The Republican Study Committee, a group of more than 150 House Republicans, on Tuesday announced it would back a hardline immigration bill that has a rough path to pass the House, let alone the Senate. The move follows efforts by the House Freedom Caucus, a smaller group of vocal conservatives, that extracted a promise from leadership to whip the bill in exchange for their votes on government funding.

"Do I empathize with (leadership)? I do," said RSC Chairman Rep. Mark Walker of North Carolina in an interview about the decision Monday. "You have so many factions in the House ... so you've got a lot to wrestle with. At the same time, when you have a bill like this that has the support of a majority of the conference, I believe this is the foundational piece to move forward."

Scalise said that any bill that passed the House would need to include funding for a border wall and could not include "amnesty." But Scalise wasn't clear on how he defined that and whether it would mean a pathway to citizenship for recipients of the Deferred Action for Childhood Arrivals policy, a program that protected young undocumented immigrants who came to the US as children that Trump has decided to end. A version that could pass the upper chamber would almost certainly require a pathway to citizenship.

"Ultimately, we've got to see how all sides can come together," Scalise said. "Let's see if the Senate can come together with something that President Trump can support. And I think there's a deal to be made, but in my mind it would not include amnesty and has to include border security and funding of a wall."

Freedom Caucus Chairman Rep. Mark Meadows of North Carolina told CNN on Monday that the House should pass something "as conservative as it possibly can be" and then go to conference with whatever the Senate passes, but he said the bill "can't start in the Senate."

Paths forward

The disconnect has the potential to lead to an impasse that can't be breached without the President's firm support of a path forward.

One veteran House Democratic aide struck a pessimistic note about the situation, especially after the failed attempt in the Senate to push the issue forward through the shutdown tactics.

"It is really hard to see a way out of it right now. I'm hopeful, still, but," the aide said, trailing off. "It's not strategically bad to go Senate first, but it's bad when that's your only strategy and you don't have a House strategy other than, 'Well, we'll magically get the Senate bill through or the House will feel forced to do it.'"

A senior House GOP aide expressed frustration that the Senate side was taking the same approach as in 2013.

"It's the same mistake they've made every single time," the aide said of the Senate's plan. "It's like Groundhogs Day. Somehow, include the House."

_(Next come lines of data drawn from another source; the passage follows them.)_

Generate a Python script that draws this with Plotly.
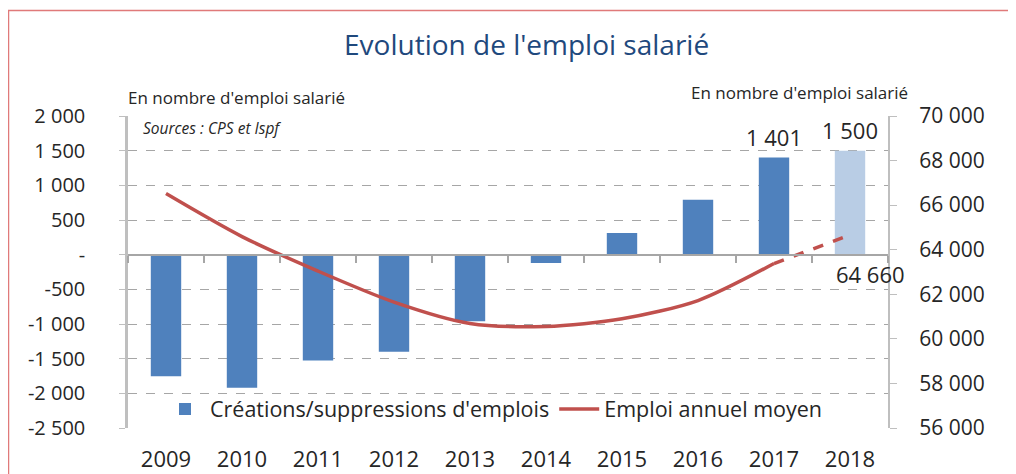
import plotly.graph_objects as go

years = ["2009", "2010", "2011", "2012", "2013", "2014", "2015", "2016", "2017", "2018"]
creations = [-1755, -1920, -1525, -1400, -960, -120, 313, 792, 1401, 1500]
bar_colors = ["#4F81BD"] * 9 + ["#B9CDE5"]
emploi_years = ["2009", "2010", "2011", "2012", "2013", "2014", "2015", "2016", "2017"]
emploi = [66520, 64590, 63040, 61650, 60690, 60560, 60900, 61720, 63380]
proj_years = ["2017", "2018"]
proj_emploi = [63380, 64660]

left_vals = [2000, 1500, 1000, 500, 0, -500, -1000, -1500, -2000, -2500]
left_text = ["2 000", "1 500", "1 000", "500", "-", "-500", "-1 000", "-1 500", "-2 000", "-2 500"]
right_vals = [70000, 68000, 66000, 64000, 62000, 60000, 58000, 56000]
right_text = ["70 000", "68 000", "66 000", "64 000", "62 000", "60 000", "58 000", "56 000"]

labeled_bars = {"2017", "2018"}

FONT = "Open Sans"
TXT = "#262626"
GRID = "#A6A6A6"
AXIS = "#BFBFBF"
RED = "#C0504D"

# the page places the figure 8px from the top-left corner of the window
OFF = 8
WIN_W, WIN_H = 1016, 474
W, H = WIN_W - OFF, WIN_H - OFF
# plot area in window pixels: x 128..888, y 116..428
PL, PR, PT, PB = 128, 888, 116, 428
L, R, T, B = PL - OFF, W - (PR - OFF), PT - OFF, H - (PB - OFF)
pw, ph = PR - PL, PB - PT


def px(x):
    return (x - PL) / pw


def py(y):
    return (PB - y) / ph


def fmt(v):
    return f"{v:,}".replace(",", " ")


fig = go.Figure()
fig.add_trace(go.Bar(
    x=years, y=creations, marker=dict(color=bar_colors, line=dict(width=0)),
    width=0.4, name="Créations/suppressions d'emplois", xaxis="x", yaxis="y",
))
fig.add_trace(go.Scatter(
    x=emploi_years, y=emploi, mode="lines",
    line=dict(color=RED, width=3.5, shape="spline", smoothing=0.8),
    name="Emploi annuel moyen", xaxis="x2", yaxis="y2",
))
fig.add_trace(go.Scatter(
    x=proj_years, y=proj_emploi, mode="lines", line=dict(color=RED, width=3.5, dash="dash"),
    showlegend=False, xaxis="x2", yaxis="y2",
))

annotations = []
for i, (yr, v) in enumerate(zip(years, creations)):
    if yr in labeled_bars:
        annotations.append(dict(x=i, y=v, xref="x", yref="y", text=fmt(v), showarrow=False,
                                yshift=21, font=dict(size=22, color=TXT, family=FONT)))
annotations.append(dict(x=years.index(proj_years[-1]), y=proj_emploi[-1], xref="x2", yref="y2",
                        text=fmt(proj_emploi[-1]), showarrow=False, xshift=20, yshift=-39,
                        font=dict(size=22, color=TXT, family=FONT)))
annotations.append(dict(x=px(236), y=py(97), xref="paper", yref="paper", xanchor="center",
                        yanchor="middle", text="En nombre d'emploi salarié",
                        showarrow=False, font=dict(size=17, color=TXT, family=FONT)))
annotations.append(dict(x=px(799), y=py(92), xref="paper", yref="paper", xanchor="center",
                        yanchor="middle", text="En nombre d'emploi salarié",
                        showarrow=False, font=dict(size=17, color=TXT, family=FONT)))
annotations.append(dict(x=px(141), y=py(128), xref="paper", yref="paper", xanchor="left",
                        yanchor="middle", text="<i>Sources : CPS et Ispf</i>",
                        showarrow=False, font=dict(size=15.5, color=TXT, family=FONT)))

xcommon = dict(type="category", categoryorder="array", categoryarray=years,
               range=[-0.5, len(years) - 0.5], autorange=False, domain=[0, 1])

fig.update_layout(
    width=W, height=H,
    margin=dict(l=L, r=R, t=T, b=B, autoexpand=False),
    paper_bgcolor="white", plot_bgcolor="white",
    font=dict(family=FONT, color=TXT),
    title=dict(text="Evolution de l'emploi salarié", x=px(519), xanchor="center",
               y=(H - (45 - OFF)) / H, yanchor="middle",
               font=dict(size=28, color="#1F497D", family=FONT)),
    showlegend=True,
    legend=dict(orientation="h", x=px(160), y=py(409), xanchor="left", yanchor="middle",
                bgcolor="rgba(0,0,0,0)", font=dict(size=21.5, color=TXT, family=FONT),
                itemwidth=40, tracegroupgap=0),
    xaxis=dict(**xcommon, showline=False, showgrid=False, zeroline=False, ticks="outside",
               ticklen=12, tickcolor="rgba(0,0,0,0)",
               tickfont=dict(size=22, color=TXT, family=FONT), anchor="y"),
    xaxis2=dict(**xcommon, overlaying="x", anchor="free", position=2500 / 4500, showline=True,
                linecolor=GRID, linewidth=2, ticks="outside", tickson="boundaries", ticklen=7,
                tickcolor=GRID, tickwidth=1.5, showticklabels=False, showgrid=False,
                zeroline=False),
    yaxis=dict(range=[-2500, 2000], autorange=False, tickvals=left_vals, ticktext=left_text,
               showgrid=True, gridcolor=GRID, griddash="dash", gridwidth=1.3, zeroline=False,
               showline=True, linecolor=AXIS, linewidth=2.5, ticks="outside", ticklen=6,
               tickcolor=AXIS, ticklabelstandoff=30,
               tickfont=dict(size=20, color=TXT, family=FONT), anchor="x"),
    yaxis2=dict(range=[56000, 70000], autorange=False, tickvals=right_vals, ticktext=right_text,
                overlaying="y", side="right", anchor="x", showgrid=False, zeroline=False,
                showline=True, linecolor=AXIS, linewidth=2, ticks="outside", ticklen=7,
                tickcolor=AXIS, ticklabelstandoff=18,
                tickfont=dict(size=21, color=TXT, family=FONT)),
    annotations=annotations,
    shapes=[dict(type="rect", xref="paper", yref="paper", x0=px(8.5), x1=px(1040), y0=py(520),
                 y1=py(10.5), line=dict(color="#E07A7A", width=1.5),
                 fillcolor="rgba(0,0,0,0)", layer="below")],
)

fig.write_html("out.html")
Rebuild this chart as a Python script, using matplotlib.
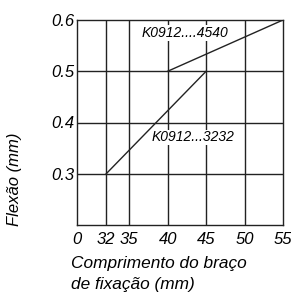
import matplotlib
matplotlib.use("Agg")
import matplotlib.pyplot as plt
from matplotlib import font_manager

names = {f.name for f in font_manager.fontManager.ttflist}
fam = "Liberation Sans Narrow" if "Liberation Sans Narrow" in names else "Liberation Sans"
plt.rcParams['font.family'] = [fam, 'DejaVu Sans']

# data
series_names = ["K0912...3232", "K0912....4540"]
s1_x = [32, 45]
s1_y = [0.3, 0.5]
s2_x = [40, 55]
s2_y = [0.5, 0.6]
x_ticks = [0, 32, 35, 40, 45, 50, 55]
y_ticks = [0.3, 0.4, 0.5, 0.6]

# axis break: 0 is drawn just left of 32
ZERO_POS = 28.2
def xpos(v):
    return ZERO_POS if v == 0 else v

fig = plt.figure(figsize=(2.91, 2.96), dpi=100)
ax = fig.add_axes([77/291, 1-225/296, 206/291, 205/296])
ax.set_xlim(ZERO_POS, 55)
ax.set_ylim(0.2, 0.6)

for v in x_ticks[1:-1]:
    ax.axvline(xpos(v), color='#222222', lw=1.0, zorder=1)
for v in y_ticks[:-1]:
    ax.axhline(v, color='#222222', lw=1.0, zorder=1)

ax.plot(s1_x, s1_y, color='#222222', lw=1.0, zorder=2)
ax.plot(s2_x, s2_y, color='#222222', lw=1.0, zorder=2)

ax.text(42.3, 0.575, series_names[1], ha='center', va='center', fontsize=10, style='italic',
        bbox=dict(facecolor='white', edgecolor='none', pad=0.5), zorder=3)
ax.text(43.3, 0.371, series_names[0], ha='center', va='center', fontsize=10, style='italic',
        bbox=dict(facecolor='white', edgecolor='none', pad=0.5), zorder=3)

for s in ax.spines.values():
    s.set_color('#222222')
    s.set_linewidth(1.0)

ax.set_xticks([xpos(v) for v in x_ticks])
ax.set_xticklabels([str(v) for v in x_ticks])
ax.set_yticks(y_ticks)
ax.set_yticklabels([f"{v:.1f}" for v in y_ticks])
ax.tick_params(axis='y', length=0, labelsize=12, pad=2)
ax.tick_params(axis='x', length=0, labelsize=12, pad=5)
for lbl in ax.get_xticklabels() + ax.get_yticklabels():
    lbl.set_style('italic')

fig.text(15/291, 1-179/296, "Flexão (mm)", rotation=90, ha='center', va='center',
         fontsize=12, style='italic')
fig.text(71/291, 1-274/296, "Comprimento do braço\nde fixação (mm)", ha='left', va='center',
         fontsize=12.4, style='italic', linespacing=1.5)

fig.savefig("out.png", dpi=100)
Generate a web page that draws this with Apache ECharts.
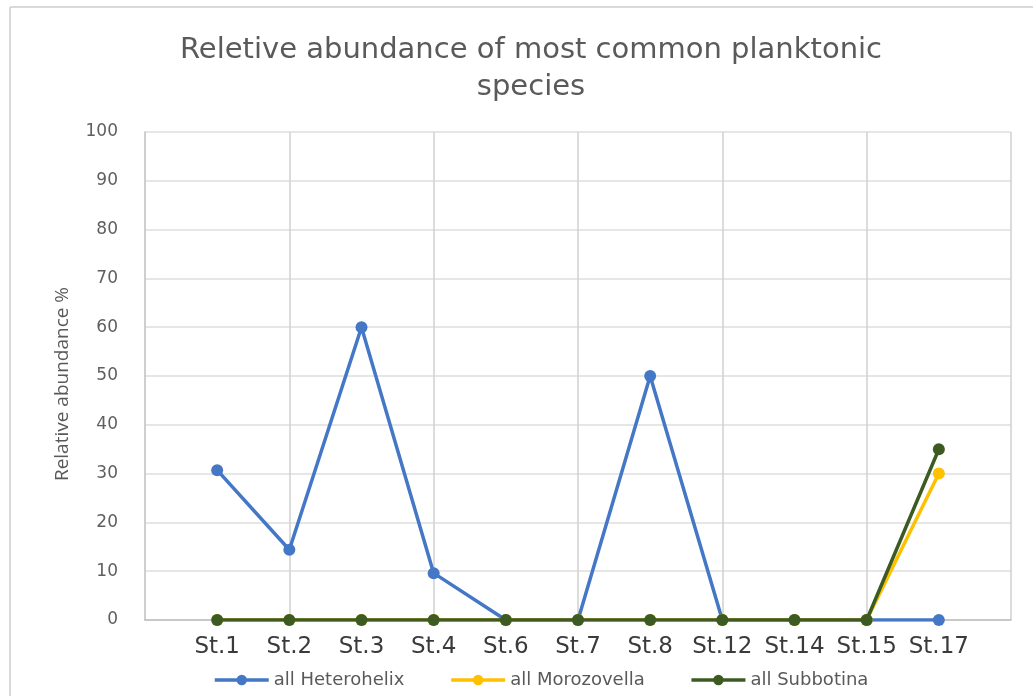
<!DOCTYPE html>
<html>
<head>
<meta charset="utf-8">
<script src="https://cdn.jsdelivr.net/npm/echarts@6/dist/echarts.min.js"></script>
<style>
  html, body { margin: 0; padding: 0; background: #ffffff; }
  #chart { width: 1033px; height: 696px; }
</style>
</head>
<body>
<div id="chart"></div>
<script>
// Stations sampled along the section
const stations = ['St.1', 'St.2', 'St.3', 'St.4', 'St.6', 'St.7', 'St.8', 'St.12', 'St.14', 'St.15', 'St.17'];

// Relative abundance (%) per genus at each station
const heterohelix = [30.7, 14.4, 60, 9.6, 0, 0, 50, 0, 0, 0, 0];
const morozovella = [0, 0, 0, 0, 0, 0, 0, 0, 0, 0, 30];
const subbotina   = [0, 0, 0, 0, 0, 0, 0, 0, 0, 0, 35];

const yTicks = [0, 10, 20, 30, 40, 50, 60, 70, 80, 90, 100];

// Blank slot at each end so the stations sit inside the plot frame
const axisCats = [' ', ...stations, '  '];
const pad = arr => [null, ...arr, null];

const chart = echarts.init(document.getElementById('chart'), null, { renderer: 'canvas' });

const textFont = '"DejaVu Sans", "Open Sans", sans-serif';

function lineSeries(name, values, color, z) {
  return {
    name: name,
    type: 'line',
    data: pad(values),
    symbol: 'circle',
    symbolSize: 12,
    z: z,
    lineStyle: { color: color, width: 3.5 },
    itemStyle: { color: color },
    connectNulls: false
  };
}

chart.setOption({
  animation: false,
  backgroundColor: '#ffffff',
  title: {
    text: 'Reletive abundance of most common planktonic\nspecies',
    left: 526,
    textAlign: 'center',
    top: 27,
    textStyle: {
      fontFamily: textFont,
      fontSize: 29,
      fontWeight: 'normal',
      color: '#5a5a5a',
      lineHeight: 37
    }
  },
  legend: {
    top: 666,
    left: 208,
    itemWidth: 54,
    itemHeight: 13,
    itemGap: 45,
    lineStyle: { width: 3.5 },
    textStyle: { fontFamily: textFont, fontSize: 18, color: '#595959' },
    data: ['all Heterohelix', 'all Morozovella', 'all Subbotina']
  },
  graphic: [
    { type: 'line', shape: { x1: 10, y1: 7, x2: 1033, y2: 7 }, style: { stroke: '#d9d9d9', lineWidth: 2 } },
    { type: 'line', shape: { x1: 10, y1: 7, x2: 10, y2: 696 }, style: { stroke: '#d9d9d9', lineWidth: 2 } }
  ],
  grid: { left: 145, right: 22, top: 132, bottom: 76, containLabel: false },
  xAxis: {
    type: 'category',
    data: axisCats,
    boundaryGap: false,
    axisLine: { show: true, lineStyle: { color: '#bfbfbf', width: 1.5 } },
    axisTick: { show: false },
    axisLabel: {
      interval: 0,
      margin: 16,
      fontFamily: textFont,
      fontSize: 23,
      color: '#3a3a3a'
    },
    splitLine: {
      show: true,
      interval: idx => idx % 2 === 0 && idx > 0,
      lineStyle: { color: '#d0d0d0', width: 1.5 }
    }
  },
  yAxis: {
    type: 'value',
    min: yTicks[0],
    max: yTicks[yTicks.length - 1],
    interval: 10,
    name: 'Relative abundance %',
    nameLocation: 'middle',
    nameGap: 73,
    nameRotate: 90,
    nameTextStyle: { fontFamily: '"Open Sans", sans-serif', fontSize: 19, color: '#595959', padding: [0, 16, 0, 0] },
    axisLine: { show: true, lineStyle: { color: '#bfbfbf', width: 1.5 } },
    axisTick: { show: false },
    axisLabel: {
      margin: 27,
      fontFamily: textFont,
      fontSize: 17,
      color: '#5f5f5f'
    },
    splitLine: { show: true, lineStyle: { color: '#dedede', width: 1.5 } }
  },
  series: [
    lineSeries('all Heterohelix', heterohelix, '#4477c6', 2),
    lineSeries('all Morozovella', morozovella, '#ffc000', 3),
    lineSeries('all Subbotina', subbotina, '#3b5b22', 4)
  ]
});
</script>
</body>
</html>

But that seemed to be the hope, if the President could be engaged on it.

"Get a big vote in the Senate and have the President support it, I think that's it," said Arizona GOP Sen. Jeff Flake, who has pushed for a compromise, when asked by CNN on Tuesday how to get a bill through the House.

Oklahoma Republican Sen. James Lankford, who is working on immigration in the Senate now but was in the House during the last effort, said the path will require White House leadership:

"The best thing that could happen is the White House put out a proposal and then try to work with House and Senate Republicans and say this is where our boundaries are and then try move from there."

The worst plan, said Florida Republican Rep. Mario Diaz-Balart on CNN on Tuesday, would be to work in isolation.

"The concept that either a House bill can be shoved through the Senate or a Senate bill can be shoved through the House just doesn't tend to work," Diaz-Balart said. "It has to be bipartisan, with buy-in from the White House, otherwise there is nothing doing, and bicameral."